_Dataset content_.
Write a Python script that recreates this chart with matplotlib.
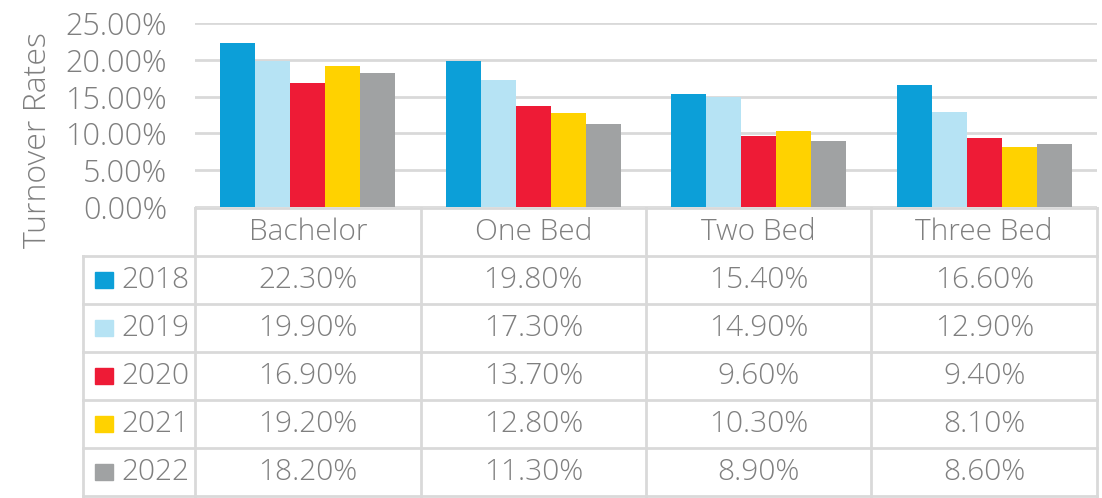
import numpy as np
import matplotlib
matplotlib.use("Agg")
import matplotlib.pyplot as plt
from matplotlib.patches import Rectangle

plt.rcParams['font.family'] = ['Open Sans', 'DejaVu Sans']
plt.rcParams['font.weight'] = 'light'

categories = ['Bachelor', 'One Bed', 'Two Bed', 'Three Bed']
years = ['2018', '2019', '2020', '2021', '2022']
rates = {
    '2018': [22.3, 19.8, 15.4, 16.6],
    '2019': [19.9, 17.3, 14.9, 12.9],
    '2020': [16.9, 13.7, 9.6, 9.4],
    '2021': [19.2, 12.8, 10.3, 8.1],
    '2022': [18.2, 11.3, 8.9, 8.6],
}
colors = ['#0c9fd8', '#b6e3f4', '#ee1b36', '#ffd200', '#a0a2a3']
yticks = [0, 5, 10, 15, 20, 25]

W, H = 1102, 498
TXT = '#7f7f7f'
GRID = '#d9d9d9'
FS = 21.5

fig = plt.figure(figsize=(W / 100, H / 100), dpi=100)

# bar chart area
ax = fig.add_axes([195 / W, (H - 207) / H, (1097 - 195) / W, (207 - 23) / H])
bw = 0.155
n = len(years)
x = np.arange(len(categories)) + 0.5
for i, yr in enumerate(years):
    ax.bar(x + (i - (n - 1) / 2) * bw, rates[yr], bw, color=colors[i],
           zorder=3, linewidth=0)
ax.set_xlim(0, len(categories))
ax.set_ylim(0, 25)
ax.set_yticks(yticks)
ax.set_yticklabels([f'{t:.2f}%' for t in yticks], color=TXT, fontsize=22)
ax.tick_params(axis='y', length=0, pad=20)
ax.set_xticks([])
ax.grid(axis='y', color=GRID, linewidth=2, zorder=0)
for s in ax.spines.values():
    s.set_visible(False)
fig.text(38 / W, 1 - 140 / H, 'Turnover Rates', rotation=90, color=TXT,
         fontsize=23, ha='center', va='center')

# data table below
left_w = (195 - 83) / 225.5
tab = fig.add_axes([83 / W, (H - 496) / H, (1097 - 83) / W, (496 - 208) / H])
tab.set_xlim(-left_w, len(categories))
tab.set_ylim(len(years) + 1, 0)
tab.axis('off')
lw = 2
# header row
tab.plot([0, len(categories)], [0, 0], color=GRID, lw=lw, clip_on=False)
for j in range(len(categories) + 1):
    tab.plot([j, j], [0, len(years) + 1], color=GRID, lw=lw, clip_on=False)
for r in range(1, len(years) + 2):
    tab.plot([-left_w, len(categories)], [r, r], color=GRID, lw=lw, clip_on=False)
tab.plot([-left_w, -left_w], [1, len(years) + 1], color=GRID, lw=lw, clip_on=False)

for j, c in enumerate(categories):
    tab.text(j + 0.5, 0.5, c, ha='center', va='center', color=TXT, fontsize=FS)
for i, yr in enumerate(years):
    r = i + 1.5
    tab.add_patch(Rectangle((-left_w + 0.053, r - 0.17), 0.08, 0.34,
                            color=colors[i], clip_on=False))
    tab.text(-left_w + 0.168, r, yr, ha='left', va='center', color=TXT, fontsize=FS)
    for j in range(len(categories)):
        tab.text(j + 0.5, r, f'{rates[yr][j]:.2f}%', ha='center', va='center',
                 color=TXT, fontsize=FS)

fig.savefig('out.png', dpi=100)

_Task directions_. Write out the data precisely as given, excluding the pictures.

_Task solution_.
Write a Python script that recreates this chart with matplotlib.
import numpy as np
import matplotlib
matplotlib.use("Agg")
import matplotlib.pyplot as plt
from matplotlib.patches import Rectangle

plt.rcParams['font.family'] = ['Open Sans', 'DejaVu Sans']
plt.rcParams['font.weight'] = 'light'

categories = ['Bachelor', 'One Bed', 'Two Bed', 'Three Bed']
years = ['2018', '2019', '2020', '2021', '2022']
rates = {
    '2018': [22.3, 19.8, 15.4, 16.6],
    '2019': [19.9, 17.3, 14.9, 12.9],
    '2020': [16.9, 13.7, 9.6, 9.4],
    '2021': [19.2, 12.8, 10.3, 8.1],
    '2022': [18.2, 11.3, 8.9, 8.6],
}
colors = ['#0c9fd8', '#b6e3f4', '#ee1b36', '#ffd200', '#a0a2a3']
yticks = [0, 5, 10, 15, 20, 25]

W, H = 1102, 498
TXT = '#7f7f7f'
GRID = '#d9d9d9'
FS = 21.5

fig = plt.figure(figsize=(W / 100, H / 100), dpi=100)

# bar chart area
ax = fig.add_axes([195 / W, (H - 207) / H, (1097 - 195) / W, (207 - 23) / H])
bw = 0.155
n = len(years)
x = np.arange(len(categories)) + 0.5
for i, yr in enumerate(years):
    ax.bar(x + (i - (n - 1) / 2) * bw, rates[yr], bw, color=colors[i],
           zorder=3, linewidth=0)
ax.set_xlim(0, len(categories))
ax.set_ylim(0, 25)
ax.set_yticks(yticks)
ax.set_yticklabels([f'{t:.2f}%' for t in yticks], color=TXT, fontsize=22)
ax.tick_params(axis='y', length=0, pad=20)
ax.set_xticks([])
ax.grid(axis='y', color=GRID, linewidth=2, zorder=0)
for s in ax.spines.values():
    s.set_visible(False)
fig.text(38 / W, 1 - 140 / H, 'Turnover Rates', rotation=90, color=TXT,
         fontsize=23, ha='center', va='center')

# data table below
left_w = (195 - 83) / 225.5
tab = fig.add_axes([83 / W, (H - 496) / H, (1097 - 83) / W, (496 - 208) / H])
tab.set_xlim(-left_w, len(categories))
tab.set_ylim(len(years) + 1, 0)
tab.axis('off')
lw = 2
# header row
tab.plot([0, len(categories)], [0, 0], color=GRID, lw=lw, clip_on=False)
for j in range(len(categories) + 1):
    tab.plot([j, j], [0, len(years) + 1], color=GRID, lw=lw, clip_on=False)
for r in range(1, len(years) + 2):
    tab.plot([-left_w, len(categories)], [r, r], color=GRID, lw=lw, clip_on=False)
tab.plot([-left_w, -left_w], [1, len(years) + 1], color=GRID, lw=lw, clip_on=False)

for j, c in enumerate(categories):
    tab.text(j + 0.5, 0.5, c, ha='center', va='center', color=TXT, fontsize=FS)
for i, yr in enumerate(years):
    r = i + 1.5
    tab.add_patch(Rectangle((-left_w + 0.053, r - 0.17), 0.08, 0.34,
                            color=colors[i], clip_on=False))
    tab.text(-left_w + 0.168, r, yr, ha='left', va='center', color=TXT, fontsize=FS)
    for j in range(len(categories)):
        tab.text(j + 0.5, r, f'{rates[yr][j]:.2f}%', ha='center', va='center',
                 color=TXT, fontsize=FS)

fig.savefig('out.png', dpi=100)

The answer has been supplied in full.